Clearly, cloud outsourcing risk doesn’t stop at national borders; it affects multiple jurisdictions. We’ve therefore teamed up with other prudential authorities to conduct a joint review into cloud outsourcing practices. This will enable us to better understand how banks are adopting cloud technology and the risks it may pose. For instance, we’re collectively exploring banks’ third-party risk management practices and their business continuity plans, as well as their exit strategies – including stressed exits.

Bolstering operational resilience requires investment

So how can banks strengthen their operational resilience? In contrast to financial resilience, operational resilience cannot be bolstered by accumulating additional basis points of Common Equity Tier 1. Rather, mastering the art of bending without breaking under operational headwinds requires multi-year investment in capability-building. We know that you should put your house in order in good times so that you are well prepared for bad times. Given the current uptick in banks’ profitability, the time is right for banks to continue investing in building their operational resilience.

This means, for instance, replacing legacy systems with state-of-the-art IT infrastructure, including in the areas of IT risk management and cyber hygiene, as well as ensuring that business continuity plans and third-party dependency management are implemented consistently.
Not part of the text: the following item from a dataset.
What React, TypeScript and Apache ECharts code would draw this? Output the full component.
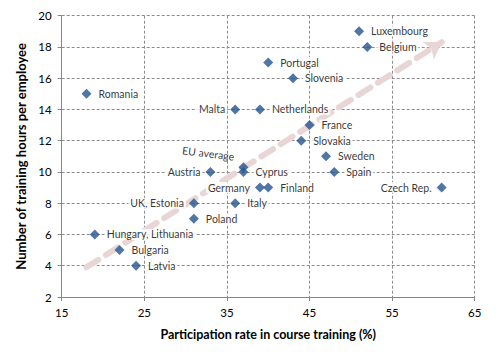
import React, { useEffect, useRef } from "react";
import * as echarts from "echarts";

const countries = [
  "Luxembourg", "Belgium", "Portugal", "Slovenia", "Romania", "Malta", "Netherlands",
  "France", "Slovakia", "Sweden", "Spain", "Cyprus", "EU average", "Austria", "Germany",
  "Finland", "Czech Rep.", "UK, Estonia", "Italy", "Poland", "Hungary, Lithuania",
  "Bulgaria", "Latvia",
];
const participation = [51, 52, 40, 43, 18, 36, 39, 45, 44, 47, 48, 37, 37, 33, 39, 40, 61, 31, 36, 31, 19, 22, 24];
const hours = [19, 18, 17, 16, 15, 14, 14, 13, 12, 11, 10, 10, 10.3, 10, 9, 9, 9, 8, 8, 7, 6, 5, 4];
const trendStart = [18, 3.9];
const trendEnd = [61, 18.3];
const xTicks = { min: 15, max: 65, interval: 10 };
const yTicks = { min: 2, max: 20, interval: 2 };

const leftLabels = ["Malta", "Austria", "UK, Estonia", "Germany", "Czech Rep."];
const FONT = "Lato, 'Liberation Sans', sans-serif";

export default function App() {
  const ref = useRef<HTMLDivElement>(null);
  useEffect(() => {
    const chart = echarts.init(ref.current!, null, { renderer: "svg" });
    const data = countries.map((name, i) => {
      const item: any = { name, value: [participation[i], hours[i]] };
      if (leftLabels.includes(name)) {
        item.label = { position: "left", distance: 3 };
      } else if (name === "EU average") {
        item.label = {
          position: "top", distance: 0, offset: [-36, 1], rotate: -7,
          backgroundColor: "transparent",
        };
      }
      return item;
    });
    chart.setOption({
      animation: false,
      grid: { left: 61.7, right: 22.3, top: 15.7, bottom: 61, containLabel: false },
      xAxis: {
        type: "value",
        min: xTicks.min, max: xTicks.max, interval: xTicks.interval,
        name: "Participation rate in course training (%)",
        nameLocation: "middle", nameGap: 31,
        nameTextStyle: { fontFamily: FONT, fontSize: 12.5, fontWeight: "bold", color: "#000" },
        axisLine: { lineStyle: { color: "#868686", width: 1 } },
        axisTick: { show: true, length: 4, lineStyle: { color: "#868686" } },
        axisLabel: { fontFamily: FONT, fontSize: 11.5, color: "#000", margin: 9 },
        splitLine: { show: true, lineStyle: { color: "#8c8c8c", type: [3, 2], width: 1 } },
      },
      yAxis: {
        type: "value",
        min: yTicks.min, max: yTicks.max, interval: yTicks.interval,
        name: "Number of training hours per employee",
        nameLocation: "middle", nameGap: 25,
        nameTextStyle: { fontFamily: FONT, fontSize: 13, fontWeight: "bold", color: "#000" },
        axisLine: { show: true, lineStyle: { color: "#868686", width: 1 } },
        axisTick: { show: true, length: 4, lineStyle: { color: "#868686" } },
        axisLabel: { fontFamily: FONT, fontSize: 11.5, color: "#000", margin: 10 },
        splitLine: { show: true, lineStyle: { color: "#8c8c8c", type: [3, 2], width: 1 } },
      },
      series: [
        {
          type: "scatter",
          data: [],
          z: 1,
          silent: true,
          markLine: {
            z: 1,
            silent: true,
            symbol: ["none", "arrow"],
            symbolSize: [16, 16],
            label: { show: false },
            lineStyle: { color: "#e8d6d6", width: 6, type: [14, 9], cap: "round", opacity: 1 },
            data: [[{ coord: trendStart }, { coord: trendEnd }]],
          },
        },
        {
          type: "scatter",
          z: 3,
          symbol: "diamond",
          symbolSize: 10,
          itemStyle: { color: "#24548f" },
          label: {
            show: true,
            formatter: "{b}",
            position: "right",
            distance: 5,
            padding: [0, 2],
            backgroundColor: "#fff",
            fontFamily: FONT,
            fontSize: 10.5,
            color: "#000",
          },
          data,
        },
      ],
    });
    return () => chart.dispose();
  }, []);
  return (
    <div
      ref={ref}
      style={{ position: "absolute", left: 0, top: 0, width: 497, height: 358 }}
    />
  );
}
Importantly, operational resilience-building is not only a matter of systems and processes – it is also about people. Investment in human capital is therefore essential. Banks must ensure that employees at all levels of the organisation have the appropriate skillset, whether they are experts or managers. Soberingly, from our analysis of the effectiveness of banks’ management bodies we can see that there are still boards that lack in-depth IT expertise, which may ultimately put into question the collective suitability of the board.[13] We expect all boards to have a sound understanding of IT and cyber risks so that they can assess the impact of these risks on banks’ various business areas.

Conclusion

The novelist Max Frisch once said: “Crisis is a productive state. You just have to take away the aftertaste of disaster”. Shocks stemming from cyber incidents or cloud outsourcing and IT risks are an opportunity for banks to further bolster their resilience – to nurture their capacity to bend without breaking.

Financial resilience alone is far from sufficient to weather operational headwinds – you need operational resilience. And in order to bolster and maintain operational resilience banks must continue investing in future-proof systems, processes and people. This is not a steady state exercise. Operational resilience demands continuous attention and must keep pace with the changing risk environment.

As I have highlighted, no jurisdiction is immune to operational shocks. All of us will be affected by them at some point.

Let’s therefore share good practices and use cases from our supervisory work. Let’s reinforce policy and supervisory coordination across both jurisdictions and sectors. And let’s strengthen communication channels to enable us to coordinate closely when shocks hit.